## Given material
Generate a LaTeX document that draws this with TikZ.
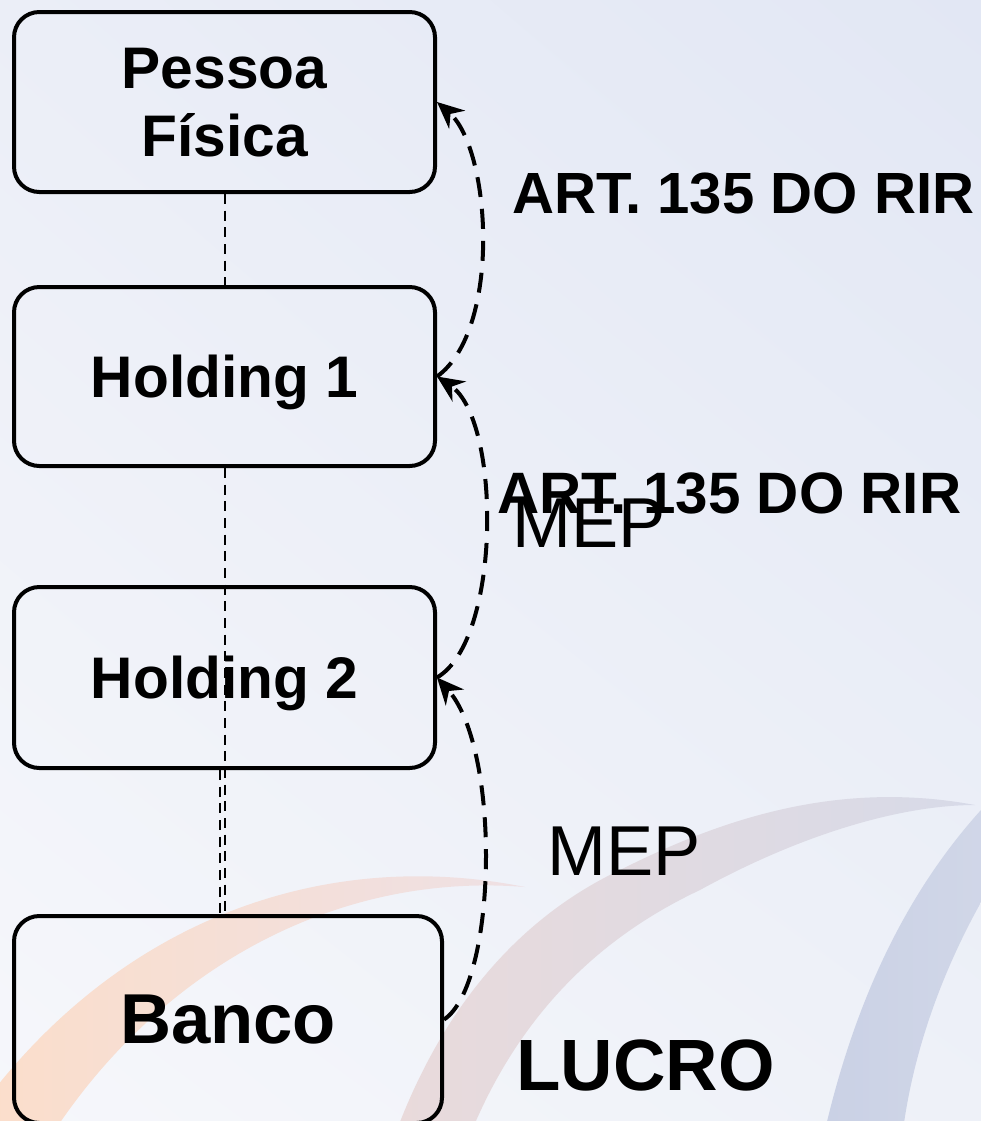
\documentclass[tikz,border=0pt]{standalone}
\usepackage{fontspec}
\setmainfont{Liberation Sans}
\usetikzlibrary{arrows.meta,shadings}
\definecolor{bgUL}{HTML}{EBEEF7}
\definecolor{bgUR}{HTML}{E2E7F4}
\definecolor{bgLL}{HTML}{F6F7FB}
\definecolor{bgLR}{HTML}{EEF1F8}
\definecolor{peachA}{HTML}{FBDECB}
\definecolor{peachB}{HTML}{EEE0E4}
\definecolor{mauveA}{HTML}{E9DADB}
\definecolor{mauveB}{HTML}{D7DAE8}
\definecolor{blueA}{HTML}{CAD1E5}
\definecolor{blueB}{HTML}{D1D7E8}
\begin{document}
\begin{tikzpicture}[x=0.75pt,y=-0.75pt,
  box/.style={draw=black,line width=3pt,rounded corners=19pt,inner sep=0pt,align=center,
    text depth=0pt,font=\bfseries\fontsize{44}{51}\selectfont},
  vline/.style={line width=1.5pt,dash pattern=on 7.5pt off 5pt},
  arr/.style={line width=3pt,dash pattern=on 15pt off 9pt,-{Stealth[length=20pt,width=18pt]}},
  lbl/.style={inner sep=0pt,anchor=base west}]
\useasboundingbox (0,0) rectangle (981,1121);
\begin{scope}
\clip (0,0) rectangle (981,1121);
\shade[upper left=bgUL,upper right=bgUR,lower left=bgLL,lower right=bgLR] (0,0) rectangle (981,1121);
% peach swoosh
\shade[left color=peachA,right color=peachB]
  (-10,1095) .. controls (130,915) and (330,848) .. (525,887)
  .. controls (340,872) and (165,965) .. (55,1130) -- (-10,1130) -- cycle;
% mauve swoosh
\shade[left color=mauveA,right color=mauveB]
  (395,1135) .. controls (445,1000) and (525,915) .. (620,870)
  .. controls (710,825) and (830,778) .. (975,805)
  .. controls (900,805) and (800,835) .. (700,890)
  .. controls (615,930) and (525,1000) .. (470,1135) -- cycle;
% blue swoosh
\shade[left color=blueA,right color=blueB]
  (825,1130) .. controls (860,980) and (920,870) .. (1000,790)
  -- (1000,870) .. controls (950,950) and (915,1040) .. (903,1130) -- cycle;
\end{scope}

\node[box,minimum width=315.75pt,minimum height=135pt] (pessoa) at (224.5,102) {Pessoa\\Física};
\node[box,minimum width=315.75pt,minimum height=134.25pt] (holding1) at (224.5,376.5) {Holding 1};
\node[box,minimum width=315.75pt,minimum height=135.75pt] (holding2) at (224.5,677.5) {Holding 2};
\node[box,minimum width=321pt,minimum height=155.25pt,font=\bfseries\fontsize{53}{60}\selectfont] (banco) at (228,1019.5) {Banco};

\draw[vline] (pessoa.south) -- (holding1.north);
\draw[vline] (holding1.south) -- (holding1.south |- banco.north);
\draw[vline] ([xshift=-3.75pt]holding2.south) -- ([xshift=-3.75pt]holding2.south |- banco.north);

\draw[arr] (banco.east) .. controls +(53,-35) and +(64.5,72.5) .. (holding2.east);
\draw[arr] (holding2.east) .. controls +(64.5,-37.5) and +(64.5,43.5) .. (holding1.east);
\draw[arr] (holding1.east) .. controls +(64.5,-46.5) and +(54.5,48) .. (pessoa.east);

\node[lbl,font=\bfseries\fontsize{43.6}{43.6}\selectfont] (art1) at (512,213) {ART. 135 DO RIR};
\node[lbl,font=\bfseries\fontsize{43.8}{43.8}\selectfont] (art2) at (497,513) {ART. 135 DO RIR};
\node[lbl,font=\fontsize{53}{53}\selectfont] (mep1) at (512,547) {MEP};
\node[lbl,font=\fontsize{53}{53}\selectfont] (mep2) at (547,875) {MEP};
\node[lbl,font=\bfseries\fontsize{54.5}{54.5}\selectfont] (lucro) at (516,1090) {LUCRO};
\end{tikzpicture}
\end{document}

## Written exercise
Write out the listing above again, exactly, but with no pictures in the copy.

## Solution
Generate a LaTeX document that draws this with TikZ.
\documentclass[tikz,border=0pt]{standalone}
\usepackage{fontspec}
\setmainfont{Liberation Sans}
\usetikzlibrary{arrows.meta,shadings}
\definecolor{bgUL}{HTML}{EBEEF7}
\definecolor{bgUR}{HTML}{E2E7F4}
\definecolor{bgLL}{HTML}{F6F7FB}
\definecolor{bgLR}{HTML}{EEF1F8}
\definecolor{peachA}{HTML}{FBDECB}
\definecolor{peachB}{HTML}{EEE0E4}
\definecolor{mauveA}{HTML}{E9DADB}
\definecolor{mauveB}{HTML}{D7DAE8}
\definecolor{blueA}{HTML}{CAD1E5}
\definecolor{blueB}{HTML}{D1D7E8}
\begin{document}
\begin{tikzpicture}[x=0.75pt,y=-0.75pt,
  box/.style={draw=black,line width=3pt,rounded corners=19pt,inner sep=0pt,align=center,
    text depth=0pt,font=\bfseries\fontsize{44}{51}\selectfont},
  vline/.style={line width=1.5pt,dash pattern=on 7.5pt off 5pt},
  arr/.style={line width=3pt,dash pattern=on 15pt off 9pt,-{Stealth[length=20pt,width=18pt]}},
  lbl/.style={inner sep=0pt,anchor=base west}]
\useasboundingbox (0,0) rectangle (981,1121);
\begin{scope}
\clip (0,0) rectangle (981,1121);
\shade[upper left=bgUL,upper right=bgUR,lower left=bgLL,lower right=bgLR] (0,0) rectangle (981,1121);
% peach swoosh
\shade[left color=peachA,right color=peachB]
  (-10,1095) .. controls (130,915) and (330,848) .. (525,887)
  .. controls (340,872) and (165,965) .. (55,1130) -- (-10,1130) -- cycle;
% mauve swoosh
\shade[left color=mauveA,right color=mauveB]
  (395,1135) .. controls (445,1000) and (525,915) .. (620,870)
  .. controls (710,825) and (830,778) .. (975,805)
  .. controls (900,805) and (800,835) .. (700,890)
  .. controls (615,930) and (525,1000) .. (470,1135) -- cycle;
% blue swoosh
\shade[left color=blueA,right color=blueB]
  (825,1130) .. controls (860,980) and (920,870) .. (1000,790)
  -- (1000,870) .. controls (950,950) and (915,1040) .. (903,1130) -- cycle;
\end{scope}

\node[box,minimum width=315.75pt,minimum height=135pt] (pessoa) at (224.5,102) {Pessoa\\Física};
\node[box,minimum width=315.75pt,minimum height=134.25pt] (holding1) at (224.5,376.5) {Holding 1};
\node[box,minimum width=315.75pt,minimum height=135.75pt] (holding2) at (224.5,677.5) {Holding 2};
\node[box,minimum width=321pt,minimum height=155.25pt,font=\bfseries\fontsize{53}{60}\selectfont] (banco) at (228,1019.5) {Banco};

\draw[vline] (pessoa.south) -- (holding1.north);
\draw[vline] (holding1.south) -- (holding1.south |- banco.north);
\draw[vline] ([xshift=-3.75pt]holding2.south) -- ([xshift=-3.75pt]holding2.south |- banco.north);

\draw[arr] (banco.east) .. controls +(53,-35) and +(64.5,72.5) .. (holding2.east);
\draw[arr] (holding2.east) .. controls +(64.5,-37.5) and +(64.5,43.5) .. (holding1.east);
\draw[arr] (holding1.east) .. controls +(64.5,-46.5) and +(54.5,48) .. (pessoa.east);

\node[lbl,font=\bfseries\fontsize{43.6}{43.6}\selectfont] (art1) at (512,213) {ART. 135 DO RIR};
\node[lbl,font=\bfseries\fontsize{43.8}{43.8}\selectfont] (art2) at (497,513) {ART. 135 DO RIR};
\node[lbl,font=\fontsize{53}{53}\selectfont] (mep1) at (512,547) {MEP};
\node[lbl,font=\fontsize{53}{53}\selectfont] (mep2) at (547,875) {MEP};
\node[lbl,font=\bfseries\fontsize{54.5}{54.5}\selectfont] (lucro) at (516,1090) {LUCRO};
\end{tikzpicture}
\end{document}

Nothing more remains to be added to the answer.